Unlike the book as well as other film adaptations, Belle does not marry and
have children with another man. She is a nurse. Old Joe is a henchman of
Scrooge who arrests or robs people who owe Scrooge debt but Scrooge fires him
after mending his ways. Also in the film Marley's ghost haunts Scrooge before
he goes home and Scrooge is notably younger as he has auburn hair and is
middle-aged rather than being elderly.” It’s a bloody mess.
· A Christmas Carol: The Musical
(2004) – Does Jason Alexander’s Marley make one long for the comparatively
subtle performance of Alec Guinness? Then this musical probably isn’t for you.
But will you watch it anyway? Depends upon your Jane Krakowski tolerance, I
suppose. Alan Menken’s music is just fine, and it’s got all the wonder one
would expect from a Halmi production, which is to say the cheese is part of it,
and this one doesn’t even include mice.
· Disney’s
A Christmas Carol (2009) – I like this more every time I watch it,
particularly by comparison with some earlier efforts. Jim Carrey does a nice
job with a variety of accents from non-estuary London (as Scrooge) to Irish
(the Ghost of Christmas Past) to Liverpudlian (Christmas Present), and it
sticks remarkably close to the book, give or take the “Mr. Scrooge’s Wild Ride”

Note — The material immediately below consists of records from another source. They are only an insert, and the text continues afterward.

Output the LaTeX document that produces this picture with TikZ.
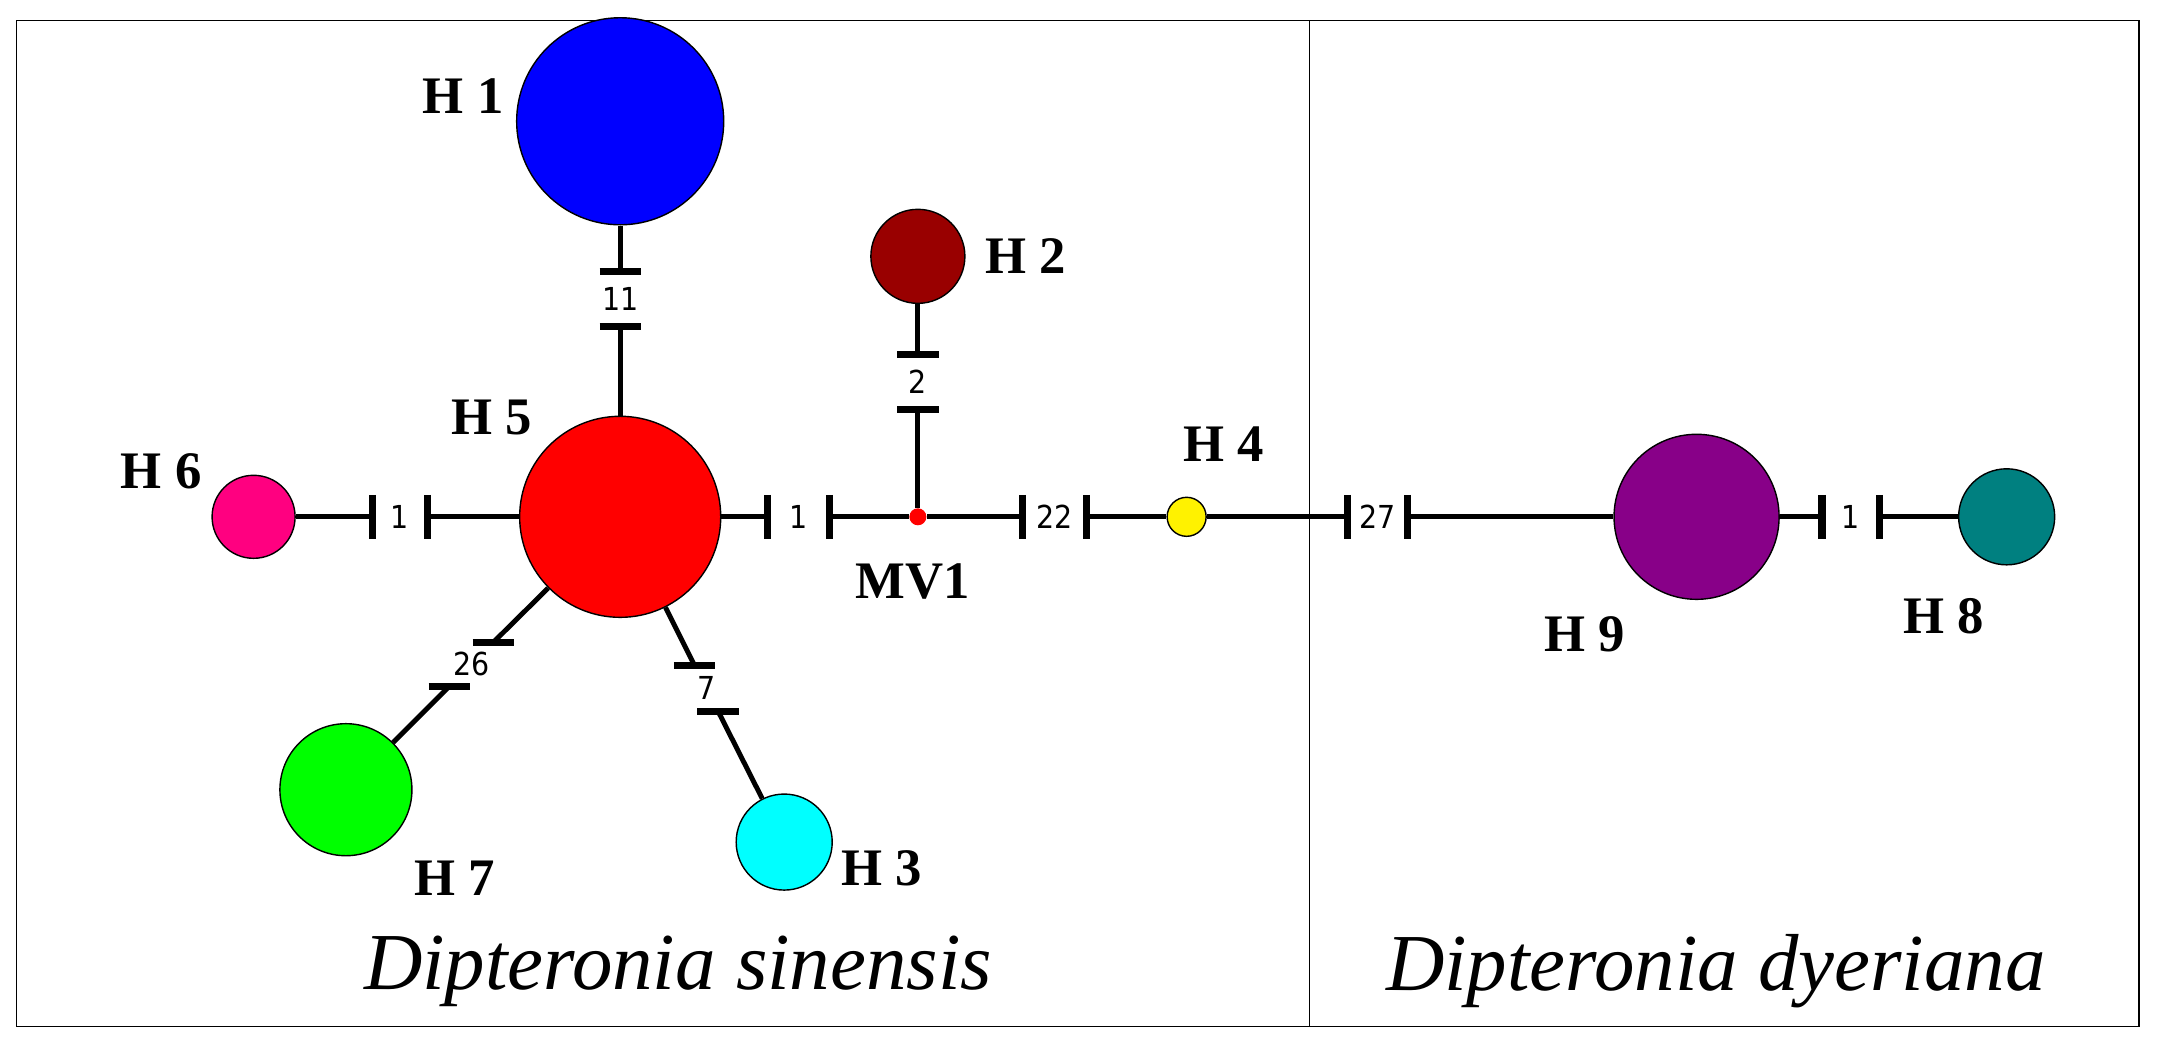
\documentclass[tikz,border=0pt]{standalone}
\usepackage{fontspec}
\setmainfont{Liberation Serif}
\newfontfamily\numfont{DejaVu Sans Condensed}
\usetikzlibrary{calc}
\definecolor{hblue}{RGB}{0,0,255}
\definecolor{hmaroon}{RGB}{153,0,0}
\definecolor{hpink}{RGB}{255,0,128}
\definecolor{hpurple}{RGB}{136,0,136}
\definecolor{hteal}{RGB}{0,128,128}
\definecolor{hgreen}{RGB}{0,255,0}
\definecolor{hcyan}{RGB}{0,255,255}
\begin{document}
\begin{tikzpicture}[
        x=0.01378cm, y=-0.01378cm,
        hap/.style={circle, draw=black, thin, inner sep=0pt},
        hlabel/.style={font=\fontsize{15}{15}\selectfont\bfseries},
        count/.style={font=\numfont\fontsize{9}{9}\selectfont, inner sep=0pt},
        edge/.style={line width=1.4pt},
        vbar/.style={line width=2pt},
        title/.style={font=\fontsize{23}{23}\selectfont\itshape}
    ]
    \useasboundingbox (0,0) rectangle (1568,752);
    \draw[thin] (12,15) rectangle (1552,745);
    \draw[thin] (950,15) -- (950,745);

    % Haplotypes
    \node[hap, fill=hblue, minimum size=2.07cm] (H1) at (450,88) {};
    \node[hap, fill=hmaroon, minimum size=0.94cm] (H2) at (666,186) {};
    \node[hap, fill=red, minimum size=2.01cm] (H5) at (450,375) {};
    \node[hap, fill=hpink, minimum size=0.83cm] (H6) at (184,375) {};
    \node[circle, fill=red, inner sep=0pt, minimum size=0.17cm] (MV1) at (666,375) {};
    \node[hap, fill=yellow, minimum size=0.39cm] (H4) at (861,375) {};
    \node[hap, fill=hpurple, minimum size=1.65cm] (H9) at (1231,375) {};
    \node[hap, fill=hteal, minimum size=0.96cm] (H8) at (1456,375) {};
    \node[hap, fill=hgreen, minimum size=1.32cm] (H7) at (251,573) {};
    \node[hap, fill=hcyan, minimum size=0.96cm] (H3) at (569,611) {};

    % Labels
    \node[hlabel] (l1) at (336,70) {H 1};
    \node[hlabel] (l2) at (744,186) {H 2};
    \node[hlabel] (l5) at (357,303) {H 5};
    \node[hlabel] (l6) at (117,342) {H 6};
    \node[hlabel] (lmv) at (662,422) {MV1};
    \node[hlabel] (l4) at (888,322) {H 4};
    \node[hlabel] (l9) at (1150,460) {H 9};
    \node[hlabel] (l8) at (1410,447) {H 8};
    \node[hlabel] (l7) at (330,637) {H 7};
    \node[hlabel] (l3) at (640,630) {H 3};
    \node[title] (sin) at (492,705) {Dipteronia sinensis};
    \node[title] (dye) at (1245,705) {Dipteronia dyeriana};

    % Mutation steps: horizontal edges
    \coordinate (a1) at (270,375); \coordinate (b1) at (310,375);
    \coordinate (a2) at (557,375); \coordinate (b2) at (602,375);
    \coordinate (a3) at (742,375); \coordinate (b3) at (788,375);
    \coordinate (a4) at (978,375); \coordinate (b4) at (1021,375);
    \coordinate (a5) at (1322,375); \coordinate (b5) at (1364,375);
    \draw[edge] (H6) -- (a1) (b1) -- (H5);
    \draw[edge] (H5) -- (a2) (b2) -- (MV1);
    \draw[edge] (MV1) -- (a3) (b3) -- (H4);
    \draw[edge] (H4) -- (a4) (b4) -- (H9);
    \draw[edge] (H9) -- (a5) (b5) -- (H8);
    \foreach \p in {a1,b1,a2,b2,a3,b3,a4,b4,a5,b5}
        \draw[vbar] (\p) ++(0,-16) -- ++(0,32);
    \node[count] (n1) at ($(a1)!0.5!(b1)$) {1};
    \node[count] (n2) at ($(a2)!0.5!(b2)$) {1};
    \node[count] (n3) at ($(a3)!0.5!(b3)$) {22};
    \node[count] (n4) at ($(a4)!0.5!(b4)$) {27};
    \node[count] (n5) at ($(a5)!0.5!(b5)$) {1};

    % Mutation steps: vertical and slanted edges
    \coordinate (c1) at (450,197); \coordinate (d1) at (450,237);
    \coordinate (c2) at (666,257); \coordinate (d2) at (666,297);
    \coordinate (c3) at (358,466); \coordinate (d3) at (326,498);
    \coordinate (c4) at (504,483); \coordinate (d4) at (521,516);
    \draw[edge] (H1) -- (c1) (d1) -- (H5);
    \draw[edge] (H2) -- (c2) (d2) -- (MV1);
    \draw[edge] (H5) -- (c3) (d3) -- (H7);
    \draw[edge] (H5) -- (c4) (d4) -- (H3);
    \foreach \p in {c1,d1,c2,d2,c3,d3,c4,d4}
        \draw[vbar] (\p) ++(-15,0) -- ++(30,0);
    \node[count] (n6) at ($(c1)!0.5!(d1)$) {11};
    \node[count] (n7) at ($(c2)!0.5!(d2)$) {2};
    \node[count] (n8) at ($(c3)!0.5!(d3)$) {26};
    \node[count] (n9) at ($(c4)!0.5!(d4)$) {7};

\end{tikzpicture}
\end{document}
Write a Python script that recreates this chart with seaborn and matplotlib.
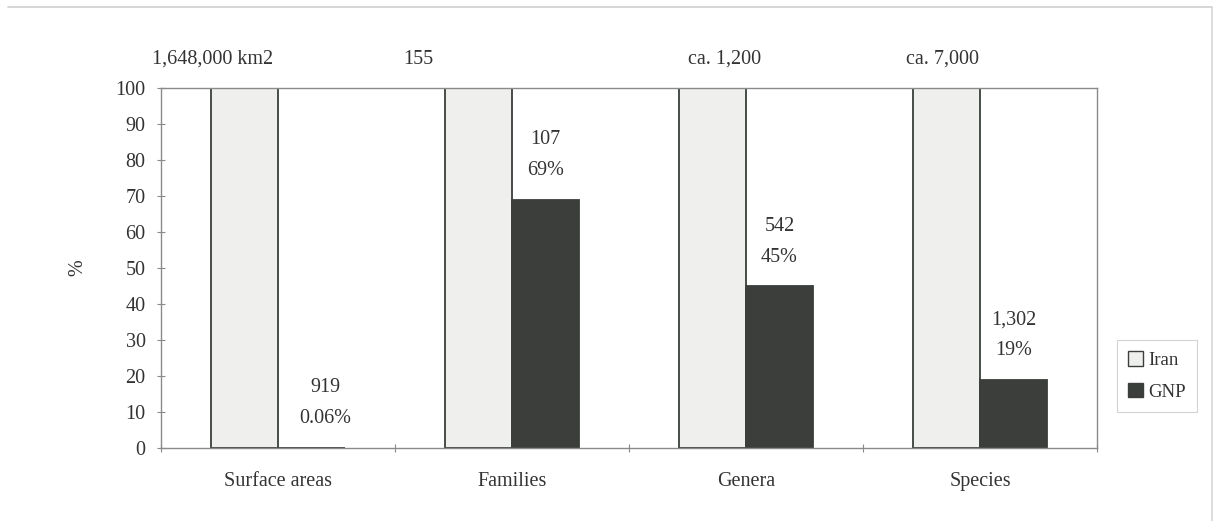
import matplotlib
matplotlib.use("Agg")
import matplotlib.pyplot as plt
import seaborn as sns
import pandas as pd
from matplotlib.lines import Line2D

categories = ["Surface areas", "Families", "Genera", "Species"]
iran_values = [100, 100, 100, 100]
gnp_values = [0.06, 69, 45, 19]
top_labels = ["1,648,000 km2", "155", "ca. 1,200", "ca. 7,000"]
gnp_labels = ["919\n0.06%", "107\n69%", "542\n45%", "1,302\n19%"]
series_names = ["Iran", "GNP"]

# label horizontal offsets (category units) as seen in the reference
top_offsets = [-0.28, -0.40, -0.09, -0.16]
gnp_offsets = [0.06, 0.0, 0.0, 0.0]

df = pd.DataFrame({
    "category": categories * 2,
    "series": [series_names[0]] * 4 + [series_names[1]] * 4,
    "value": iran_values + gnp_values,
})

sns.set_theme(style="white")
plt.rcParams["font.family"] = ["Liberation Serif", "DejaVu Serif"]

fig = plt.figure(figsize=(12.17, 5.21), dpi=100)
ax = fig.add_axes([161 / 1217, 1 - 448 / 521, (1097 - 161) / 1217, (448 - 88) / 521])

iran_col = "#efefed"
gnp_col = "#3b3e3b"
edge_col = "#3a3f3a"
frame_col = "#8a8a8a"
text_col = "#333333"
fs = 14.5

sns.barplot(data=df, x="category", y="value", hue="series", order=categories,
            hue_order=series_names, palette=[iran_col, gnp_col], width=0.573,
            edgecolor=edge_col, linewidth=1.3, ax=ax, legend=False, errorbar=None)

ax.set_ylim(0, 100)
ax.set_xlim(-0.5, len(categories) - 0.5)
ax.set_yticks(range(0, 101, 10))
ax.tick_params(axis="y", direction="inout", length=6, width=0.8, color=frame_col,
               labelsize=fs, labelcolor=text_col, pad=8, left=True)
ax.set_xticks(range(len(categories)))
ax.set_xticklabels(categories)
ax.tick_params(axis="x", length=0, labelsize=fs, labelcolor=text_col, pad=17)
ax.set_xticks([i + 0.5 for i in range(-1, len(categories))], minor=True)
ax.tick_params(axis="x", which="minor", direction="inout", length=6, width=0.8,
               color=frame_col, bottom=True)
ax.set_xlabel("")
ax.set_ylabel("%", fontsize=fs, color=text_col, labelpad=20)
for s in ax.spines.values():
    s.set_visible(True)
    s.set_color(frame_col)
    s.set_linewidth(1.0)

for i, lab in enumerate(top_labels):
    ax.text(i + top_offsets[i], 108.0, lab, ha="center", va="center",
            fontsize=fs, color=text_col, clip_on=False)

for i, lab in enumerate(gnp_labels):
    ax.annotate(lab, xy=(i + 0.143 + gnp_offsets[i], gnp_values[i]),
                xytext=(0, 14), textcoords="offset points", ha="center", va="bottom",
                fontsize=fs, color=text_col, linespacing=1.85)

handles = [plt.Rectangle((0, 0), 1, 1, facecolor=iran_col, edgecolor=edge_col, linewidth=1.0),
           plt.Rectangle((0, 0), 1, 1, facecolor=gnp_col, edgecolor=edge_col, linewidth=1.0)]
leg = fig.legend(handles, series_names, loc="center", bbox_to_anchor=(1157 / 1217, 1 - 376 / 521),
                 frameon=True, fontsize=13.5, handlelength=0.8, handleheight=0.8,
                 handletextpad=0.3, labelspacing=0.75, borderpad=0.6, fancybox=False)
leg.get_frame().set_edgecolor("#c8c8c8")
leg.get_frame().set_linewidth(0.8)
for t in leg.get_texts():
    t.set_color(text_col)

# faint outer frame lines seen in the scan
fig.add_artist(Line2D([8 / 1217, 1212 / 1217], [1 - 7 / 521, 1 - 7 / 521],
                      color="#d0d0d0", linewidth=1.2, transform=fig.transFigure))
fig.add_artist(Line2D([1212 / 1217, 1212 / 1217], [0, 1 - 7 / 521],
                      color="#d8d8d8", linewidth=1.2, transform=fig.transFigure))

fig.savefig("out.png", dpi=100)
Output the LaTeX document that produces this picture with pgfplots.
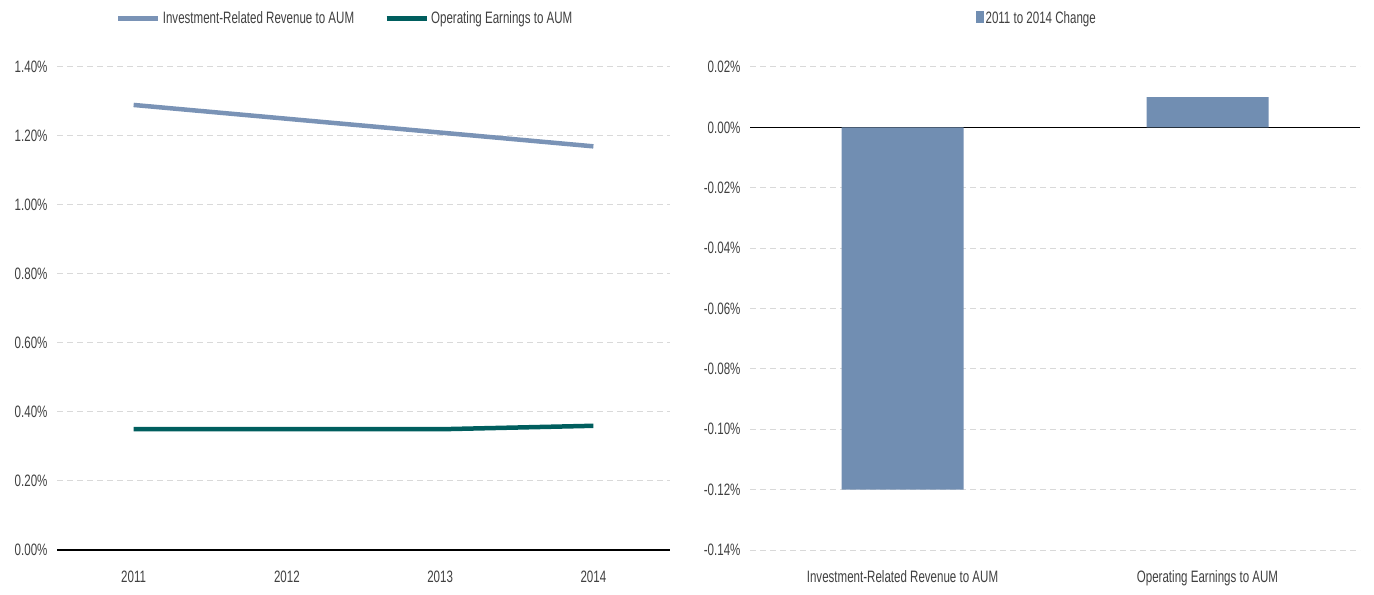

sequence set in the future.
And now, two actual versions from this actual year, one a retelling of a musical version and the other the most brilliant pastiche I’ve ever watched:
· Scrooge: A Christmas Carol (2022) – Before Leslie Bricusse passed away last year, he and his associates finished this revisiting of the 1970 musical as an animated venture. Visually it’s absolutely stunning, and the added songs (especially “Later Never Comes”) are quite lovely, in addition to at least four songs I recognize from the past. If you’re looking for Dickens’ prose it’s nowhere to be found, and I’m not sure why the characters make fun of names like “Scrooge” and “Fezziwig” (part of Dickens’ charm was in the names) and yet feel some weird compulsion to change nephew Fred’s name to Harry and sister Fan’s name to Jen. Oh, and there’s a dog. That’s right, a doggie, even though the original story clearly outlines, “Even the blindmen's dogs appeared to know him; and when they saw him coming on, would tug their owners into doorways and up courts; and then would wag their tails as though they said, ‘No eye at all is better than an evil eye, dark master!’” Dogs No Like Scrooge. But watch this (currently on Netflix) for the stunning computer animation, and if you can tune out the auto-tune Luke Evans acquits himself well.
· Spirited (2022) – I’m not a Will Ferrell fan, never even bothered to see Elf. Although I’d probably go out of my way to watch Ryan Reynolds in ads for just about anything (and have even passed along a few here in the past). That said, this pastiche has quickly become my new favorite Christmas movie, and Ferrell is the heart and soul of it. It’s both winkingly cynical and unbelievably moving and sincere (unlike Scrooged, which was for me just the first) and I’m still not sure how they pulled that off. The dance numbers are beyond stunning and exhaustingly energetic, and Octavia Spencer is an absolute treasure. Her “The View From Here” is a total tear-jerker of a song. Very worth it, if you have AppleTV+, and I couldn’t recommend it more highly.